デジタルな技術とアナログな技術

現在、日本と韓国は外交関係が悪い方向に向かって言っており、韓国が部品などの内製化を進めていくなどの発言をしています。

当然ながら日本の一部の方は「日本に影響があるじゃないか」とおっしゃるでしょうが、そうではないこともあるのだという、日本と米国、そしてドイツの強いアナログな技術について考えてみようと思います。

韓国やChinaが最近IT分野の工業製品や、白物家電で優れているのは、「簡単な加工やデジタルの基本的な技術を移管できた」ということです。

白物家電に限れば、部品点数はそれほど多くはなく、動作する部分も限られており、制御もそれほど難しいことはありません。

対して、自動車産業に力を入れている韓国やChinaに於いて、重要な部品の大半は、海外からの輸入に頼らざるを得ない状況となっています。

なぜならそこにアナログな技術が満載されているからです。

例えば本日話題に上がった変速機ですが、これはもう大半が日米独の独壇場になります。

マニュアルトランスミッションどころの騒ぎではないオートマチックトランスミッションに至っては、その細かい部品の数々と、制御については一朝一夕に作られるものではありません。

日米独はモノづくりと開発をそれこそ気の遠くなるような年月、何度も失敗を繰り返しながら、経験によってさらにアップグレードした製品を提供し続けています。

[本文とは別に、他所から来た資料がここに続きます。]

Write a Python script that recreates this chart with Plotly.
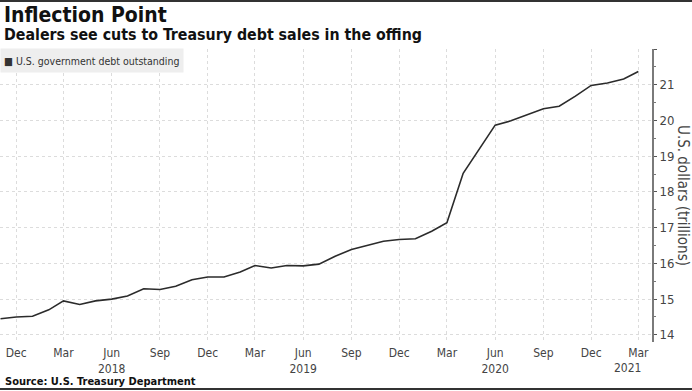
import plotly.graph_objects as go
import pandas as pd

# ---- data ----
months = pd.date_range("2017-11-01", "2021-03-01", freq="MS").strftime("%Y-%m-%d").tolist()
debt_trillions = [
    14.45, 14.50,
    14.52, 14.70, 14.95, 14.85, 14.95, 15.00, 15.09, 15.29, 15.27, 15.36, 15.54, 15.62,
    15.62, 15.76, 15.94, 15.87, 15.94, 15.93, 15.98, 16.20, 16.39, 16.51, 16.62, 16.67,
    16.69, 16.90, 17.14, 18.52, 19.20, 19.87, 19.99, 20.16, 20.33, 20.40, 20.68, 20.98,
    21.05, 21.16, 21.37,
]
x_tick_vals = ["2017-12-01", "2018-03-01", "2018-06-01", "2018-09-01", "2018-12-01",
               "2019-03-01", "2019-06-01", "2019-09-01", "2019-12-01", "2020-03-01",
               "2020-06-01", "2020-09-01", "2020-12-01", "2021-03-01"]
x_tick_text = ["Dec", "Mar", "Jun<br>2018", "Sep", "Dec", "Mar", "Jun<br>2019", "Sep",
               "Dec", "Mar", "Jun<br>2020", "Sep", "Dec", "Mar"]
y_tick_vals = [14, 15, 16, 17, 18, 19, 20, 21, 22]
y_tick_text = ["14", "15", "16", "17", "18", "19", "20", "21", ""]

title = "Inflection Point"
subtitle = "Dealers see cuts to Treasury debt sales in the offing"
series_name = "U.S. government debt outstanding"
source = "Source: U.S. Treasury Department"

W, H = 692, 391
ML, MR, MT, MB = 0, 40, 49, 49
PH = H - MT - MB

def py(pix):  # pixel row -> paper y
    return (H - MB - pix) / PH

def px(pix):
    return (pix - ML) / (W - ML - MR)

TITLE_FONT = "DejaVu Sans Condensed, DejaVu Sans, sans-serif"
TICK_FONT = "DejaVu Sans Condensed, DejaVu Sans, sans-serif"

fig = go.Figure()
fig.add_trace(go.Scatter(
    x=months, y=debt_trillions, mode="lines", name=series_name,
    line=dict(color="#2b2b2b", width=1.6), showlegend=False,
))

fig.update_layout(
    width=W, height=H,
    margin=dict(l=ML, r=MR, t=MT, b=MB),
    paper_bgcolor="white", plot_bgcolor="white",
    xaxis=dict(
        range=["2017-10-31", "2021-03-27"],
        tickmode="array", tickvals=x_tick_vals, ticktext=x_tick_text,
        showgrid=True, gridcolor="#dcdcdc", griddash="dot", gridwidth=1,
        showline=False, zeroline=False, ticks="", ticklabelstandoff=2,
        tickfont=dict(family=TICK_FONT, size=12, color="#444"),
    ),
    yaxis=dict(
        side="right", range=[13.8, 22],
        tickmode="array", tickvals=y_tick_vals, ticktext=y_tick_text,
        showgrid=True, gridcolor="#dcdcdc", griddash="dot", gridwidth=1,
        showline=True, linecolor="#7a7a7a", linewidth=2, zeroline=False,
        ticks="outside", ticklen=3, tickcolor="#555", tickwidth=1,
        minor=dict(dtick=0.5, tick0=14, ticks="outside", ticklen=2, tickcolor="#777", showgrid=False),
        tickfont=dict(family=TICK_FONT, size=13, color="#444"),
    ),
)

annotations = [
    dict(text=title, x=px(2), y=py(15), xref="paper", yref="paper", xanchor="left", yanchor="middle",
         showarrow=False, font=dict(family=TITLE_FONT, size=21, color="#111", weight="bold")),
    dict(text=subtitle, x=px(2), y=py(35), xref="paper", yref="paper", xanchor="left", yanchor="middle",
         showarrow=False, font=dict(family=TITLE_FONT, size=15.8, color="#111", weight="bold")),
    dict(text="■ " + series_name, x=0, y=py(48), xref="paper", yref="paper", xanchor="left", yanchor="top",
         showarrow=False, align="left", width=176, height=17, bgcolor="#eeeeee", borderpad=3,
         font=dict(family=TICK_FONT, size=10.5, color="#333")),
    dict(text="U.S. dollars (trillions)", x=px(683), y=py(195), xref="paper", yref="paper",
         xanchor="center", yanchor="middle", textangle=90, showarrow=False,
         font=dict(family=TICK_FONT, size=15, color="#444")),
    dict(text="2021", x="2021-02-09", y=py(368.5), xref="x", yref="paper", xanchor="center", yanchor="middle",
         showarrow=False, font=dict(family=TICK_FONT, size=12, color="#444")),
    dict(text=source, x=px(3), y=py(381), xref="paper", yref="paper", xanchor="left", yanchor="middle",
         showarrow=False, font=dict(family=TITLE_FONT, size=11, color="#111", weight="bold")),
]
fig.update_layout(annotations=annotations)

fig.add_shape(type="line", xref="paper", yref="paper", x0=px(0), x1=px(W), y0=py(1), y1=py(1),
              line=dict(color="#333", width=2))
fig.add_shape(type="line", xref="paper", yref="paper", x0=px(0), x1=px(W), y0=py(389), y1=py(389),
              line=dict(color="#333", width=2))

fig.write_html(
    "out.html",
    config={"displayModeBar": False},
    post_script="document.body.style.margin='0';document.body.style.padding='0';document.body.style.overflow='hidden';",
)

その基礎技術こそアナログな技術であり、そうそう真似ができるものではないわけです。

その証拠としてエンジンを使わない電気自動車産業にChinaは力を入れるわけですが、それはエンジンと言うとてつもないアナログ技術の塊を作るのを断念し、モーターと電池に頼るという「エンジンを作るアナログ技術をあきらめる」という選択をしたに近いこととなるのです。

モーターはエンジンのような精度はいりませんし、ある意味燃費なんてのを考えなくていいわけですから、簡単な技術応用だけで可能となるからです。

フッ化水素という最近話題となった材料に対しても同じことが言えます。

韓国では数年前に高純度フッ化水素製造の特許が申請されていたのですが、これを商業化することはありませんでした。

タイミングを逸したこともあるのだと聞いていますが、なによりすでに日本から輸入しているフッ化水素は、その特許で可能となる純度が日本の1/10以下であったこと、特殊な条件下で製造しても日本のレベルまで追いつかないということもあり、韓国で高純度フッ化水素を商業化するに至らなかったわけです。

その時にもし製造をはじめて、少しずつでも精度を上げていれば現状の日本製品のレベルに追いついた可能性があったかもしれなかったのですが、それから数年を経てしまえば日本のアナログ技術はそのもっと上をいっているわけです。

日本を悲観する人の中には「Chinaにも韓国にも工業製品で敵わない」と言うわけですが、日本だけではなく米独もこのアナログな基礎技術の練度をあげていっているわけですから、他国が敵いようもないわけです。

そこで手を抜かないのが日米独であり、工業国としてのアナログ技術の錬成、技術向上はこれからももっと続けていかねばならないわけです。

それらを踏まえて、原子力発電の技術というのも考えなくてはなりません。

私は新設の原子力発電所(原子核反応を使った)はもう作らずに、40年を経たら順次廃炉にしていくべきだと考えています。

ですから原子力発電所の運用技術よりも、今後は廃炉にかかる技術を磨いていかなくてはなりません。

きれいに片付けるためにどうするのか、その技術を磨いているのは数か国しかありません。

現在、乱立しているChinaは建設するだけで、その次を考えていません。

運用としての技術は磨いたとしても、耐用年数は40年程度なのですから、その後の廃炉の技術を磨かねばならないわけですが、そう考えると日本はすでに廃炉を含めての経験が数十年先んじているわけです。

そのアドバンテージを埋められないために行うことは、アナログな技術を磨いていくということにほかなりません。

日本はその未来を悲観するのではなく、基礎技術研究を徹底的に続けていき、他国に敵わない技術を蓄積していくことで工業的には生き残ることができます。

生き残るというより、堂々と生きている状況でしょう。

悲観するようなことはなく、他国の足音が聞こえない状況で、徹底的に競争をするべきです。